Single and ogliometastatic cancer to the brain are often acceptably treated by neurosurgical resection and whole-brain radiation therapy (WBRT). However, WBRT is known to produce a decline in neurocognitive function (NCF), so a shift in treatment has led to a replacement of WBRT with localized surgery.
Because the delivery of systemic drugs to the tumors in the brain is impeded, biodegradable carmustine polymer wafers have been developed to enhance drug delivery. The researchers thus designed a prospective, multicenter phase 2 study to determine if surgery and CW could preserve NCF and achieve local control (LC). WBRT was deferred.
NCF and LC were measured in 59 patients who underwent resection and received CW for a single (83 percent) or dominant (oligometastastic, two to three lesions) metastasis and received stereotactic radiosurgery for tiny nodules that were not treated with resection plus CW.
Preservation of NCF was defined as an improvement or a decline less than or equal to one standard deviation from baseline in three domains: memory, executive function, and fine motor skills. These were evaluated at two-month intervals.
The study’s results indicated that executive function and memory significantly improved throughout the one-year follow up. Preservation or improvement of NCF occurred in all three domains for 65 percent of patients at each of the two-month intervals. NCF declined in one patient.
The CW were well-tolerated, and any serious adverse events were reversible.

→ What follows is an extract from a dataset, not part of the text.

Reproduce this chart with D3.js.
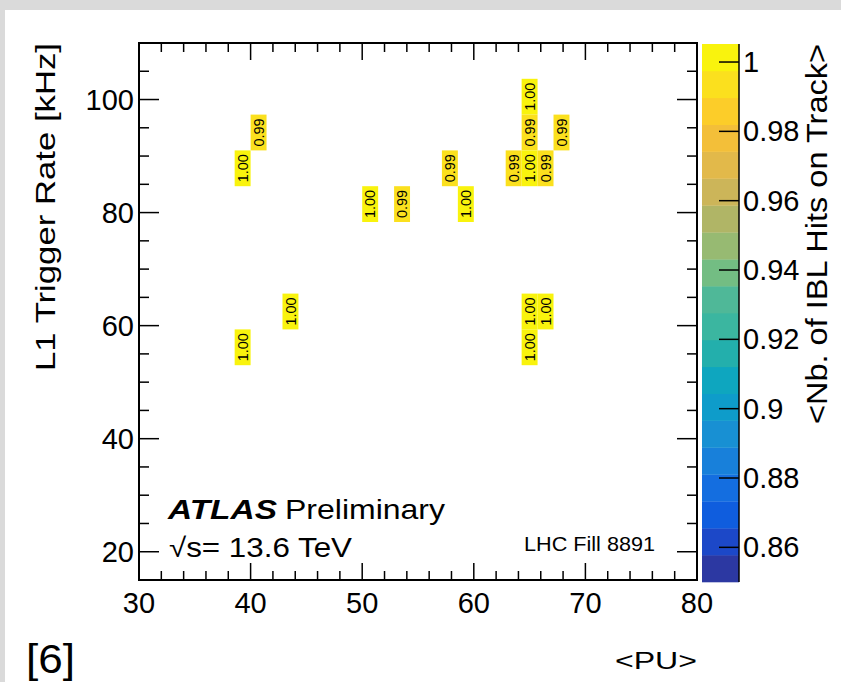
<!DOCTYPE html>
<html>
<head>
<meta charset="utf-8">
<script src="https://d3js.org/d3.v7.min.js"></script>
<style>
  body { margin: 0; background: #dadada; }
  svg text { font-family: "Liberation Sans", Arial, sans-serif; fill: #000; }
</style>
</head>
<body>
<svg id="chart" width="841" height="682"></svg>
<script>
// --- data: bin centres of filled cells (<PU>, L1 rate) and mean IBL hits ---
var pileup = [39.3, 40.7, 50.7, 53.6, 57.9, 59.3, 63.6, 65.0, 65.0, 65.0, 66.4, 67.9,
              43.6, 39.3, 65.0, 65.0, 66.4];
var l1Rate = [87.8, 94.2, 81.5, 81.5, 87.8, 81.5, 87.8, 100.5, 94.2, 87.8, 87.8, 94.2,
              62.5, 56.2, 62.5, 56.2, 62.5];
var iblHits = [1.00, 0.99, 1.00, 0.99, 0.99, 1.00, 0.99, 1.00, 0.99, 1.00, 0.99, 0.99,
               1.00, 1.00, 1.00, 1.00, 1.00];

// axis ticks
var xMajor = [30, 40, 50, 60, 70, 80];
var xMinor = d3.range(30, 81, 2);
var yMajor = [20, 40, 60, 80, 100];
var yMinor = d3.range(15, 111, 5);
var zTicks = [0.86, 0.88, 0.9, 0.92, 0.94, 0.96, 0.98, 1];
var zLabels = ["0.86", "0.88", "0.9", "0.92", "0.94", "0.96", "0.98", "1"];

// palette bands, bottom -> top
var bird = ["#2c38a2", "#1c48c8", "#0f5dde", "#146ee0", "#1880da", "#1890d3", "#0e9cca",
            "#0ea6bf", "#23afac", "#3bb6a0", "#4fb898", "#73bd83", "#97ba72", "#b0b566",
            "#ccb559", "#e2b94a", "#f3bf39", "#fccd29", "#fbe01e", "#f9f30d"];

// binning of the histogram
var xBins = 35, yBins = 15;
var xLo = 30, xHi = 80, yLo = 15, yHi = 110;
var zLo = 0.85, zHi = 1.0052;

var svg = d3.select("#chart");

// slide background
svg.append("rect").attr("width", 841).attr("height", 682).attr("fill", "#dadada");
svg.append("rect").attr("x", 5).attr("y", 10).attr("width", 836).attr("height", 672).attr("fill", "#fff");

var x = d3.scaleLinear().domain([xLo, xHi]).range([139, 697]);
var y = d3.scaleLinear().domain([yLo, yHi]).range([580, 43]);
var z = d3.scaleLinear().domain([zLo, zHi]).range([582, 44]);
var color = d3.scaleQuantize().domain([zLo, zHi]).range(bird);

var bx = (xHi - xLo) / xBins, by = (yHi - yLo) / yBins;
var cells = pileup.map(function(p, i) {
  var ix = Math.floor((p - xLo) / bx), iy = Math.floor((l1Rate[i] - yLo) / by);
  return { x0: xLo + ix * bx, x1: xLo + (ix + 1) * bx, y0: yLo + iy * by, y1: yLo + (iy + 1) * by, v: iblHits[i] };
});

var cg = svg.append("g");
cg.selectAll("rect").data(cells).enter().append("rect")
  .attr("x", function(d) { return x(d.x0); })
  .attr("y", function(d) { return y(d.y1); })
  .attr("width", function(d) { return x(d.x1) - x(d.x0); })
  .attr("height", function(d) { return y(d.y0) - y(d.y1); })
  .attr("fill", function(d) { return color(d.v); });

cg.selectAll("text").data(cells).enter().append("text")
  .attr("transform", function(d) {
    return "translate(" + (x(d.x0) + x(d.x1)) / 2 + "," + (y(d.y0) + y(d.y1)) / 2 + ") rotate(-90)";
  })
  .attr("text-anchor", "middle").attr("dy", "0.36em")
  .attr("font-size", 14).attr("textLength", 28).attr("lengthAdjust", "spacingAndGlyphs")
  .text(function(d) { return d3.format(".2f")(d.v); });

// frame
svg.append("rect").attr("x", 139).attr("y", 43).attr("width", 558).attr("height", 537)
  .attr("fill", "none").attr("stroke", "#000").attr("stroke-width", 2);

var tg = svg.append("g").attr("stroke", "#000").attr("stroke-width", 1.5);
// x ticks bottom and top
xMinor.forEach(function(v) {
  var len = xMajor.indexOf(v) >= 0 ? 17 : 9;
  tg.append("line").attr("x1", x(v)).attr("x2", x(v)).attr("y1", 580).attr("y2", 580 - len);
  tg.append("line").attr("x1", x(v)).attr("x2", x(v)).attr("y1", 43).attr("y2", 43 + len);
});
// y ticks left and right
yMinor.forEach(function(v) {
  var len = yMajor.indexOf(v) >= 0 ? 20 : 10;
  tg.append("line").attr("y1", y(v)).attr("y2", y(v)).attr("x1", 139).attr("x2", 139 + len);
  tg.append("line").attr("y1", y(v)).attr("y2", y(v)).attr("x1", 697).attr("x2", 697 - len);
});

svg.selectAll(".xl").data(xMajor).enter().append("text").attr("class", "xl")
  .attr("x", function(d) { return x(d); }).attr("y", 613)
  .attr("text-anchor", "middle").attr("font-size", 29).text(function(d) { return d; });

svg.selectAll(".yl").data(yMajor).enter().append("text").attr("class", "yl")
  .attr("x", 134).attr("y", function(d) { return y(d) + 10; })
  .attr("text-anchor", "end").attr("font-size", 29).text(function(d) { return d; });

// colour bar
var zb = svg.append("g");
zb.selectAll("rect").data(bird).enter().append("rect")
  .attr("x", 702).attr("width", 37)
  .attr("y", function(d, i) { return z(zLo + (i + 1) * (zHi - zLo) / bird.length); })
  .attr("height", function(d, i) { return z(zLo + i * (zHi - zLo) / bird.length) - z(zLo + (i + 1) * (zHi - zLo) / bird.length) + 0.3; })
  .attr("fill", function(d) { return d; });
zb.append("line").attr("x1", 739).attr("x2", 739).attr("y1", 44).attr("y2", 582)
  .attr("stroke", "#000").attr("stroke-width", 1.5);
zb.selectAll("line.t").data(zTicks).enter().append("line").attr("class", "t")
  .attr("x1", 719).attr("x2", 739)
  .attr("y1", function(d) { return z(d); }).attr("y2", function(d) { return z(d); })
  .attr("stroke", "#000").attr("stroke-width", 1.5);
zb.selectAll("text").data(zTicks).enter().append("text")
  .attr("x", 743).attr("y", function(d) { return z(d) + 10; })
  .attr("font-size", 29).text(function(d, i) { return zLabels[i]; });

// titles
svg.append("text").attr("transform", "translate(55,43) rotate(-90)")
  .attr("text-anchor", "end").attr("font-size", 28)
  .attr("textLength", 328).attr("lengthAdjust", "spacingAndGlyphs")
  .text("L1 Trigger Rate [kHz]");

svg.append("text").attr("transform", "translate(827,44) rotate(-90)")
  .attr("text-anchor", "end").attr("font-size", 29)
  .attr("textLength", 380).attr("lengthAdjust", "spacingAndGlyphs")
  .text("<Nb. of IBL Hits on Track>");

svg.append("text").attr("x", 615).attr("y", 669).attr("font-size", 24)
  .attr("textLength", 82).attr("lengthAdjust", "spacingAndGlyphs").text("<PU>");

// labels inside the frame
svg.append("text").attr("x", 168).attr("y", 519).attr("font-size", 28)
  .attr("font-weight", "bold").attr("font-style", "italic")
  .attr("textLength", 109).attr("lengthAdjust", "spacingAndGlyphs").text("ATLAS");
svg.append("text").attr("x", 285).attr("y", 519).attr("font-size", 28)
  .attr("textLength", 160).attr("lengthAdjust", "spacingAndGlyphs").text("Preliminary");
svg.append("text").attr("x", 169).attr("y", 557).attr("font-size", 27)
  .attr("textLength", 183).attr("lengthAdjust", "spacingAndGlyphs").text("\u221As= 13.6 TeV");
svg.append("text").attr("x", 524).attr("y", 551).attr("font-size", 20)
  .attr("textLength", 131).attr("lengthAdjust", "spacingAndGlyphs").text("LHC Fill 8891");

// slide reference
svg.append("text").attr("x", 26).attr("y", 673).attr("font-size", 40)
  .attr("textLength", 49).attr("lengthAdjust", "spacingAndGlyphs")
  .attr("font-family", "'Open Sans', sans-serif").text("[6]");
</script>
</body>
</html>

Local recurrence was found in 28 percent of the patients at the one-year follow-up, which is superior to the rates found in previous studies of surgery without wafers.
Nine participants died during the 12-month follow-up period but only one patient died because of neurologic disease progression.
“The range of options for patients with brain metastases will be increased as the novel, pathway-specific, targeted agents are evaluated,” wrote the authors. “The preserved and often improved NCF observed using resection and local carmustine wafers, as well as the known pharmacokinetics of carmustine, suggest that this strategy can be used without injury to white matter fiber tracts that affect NCF.”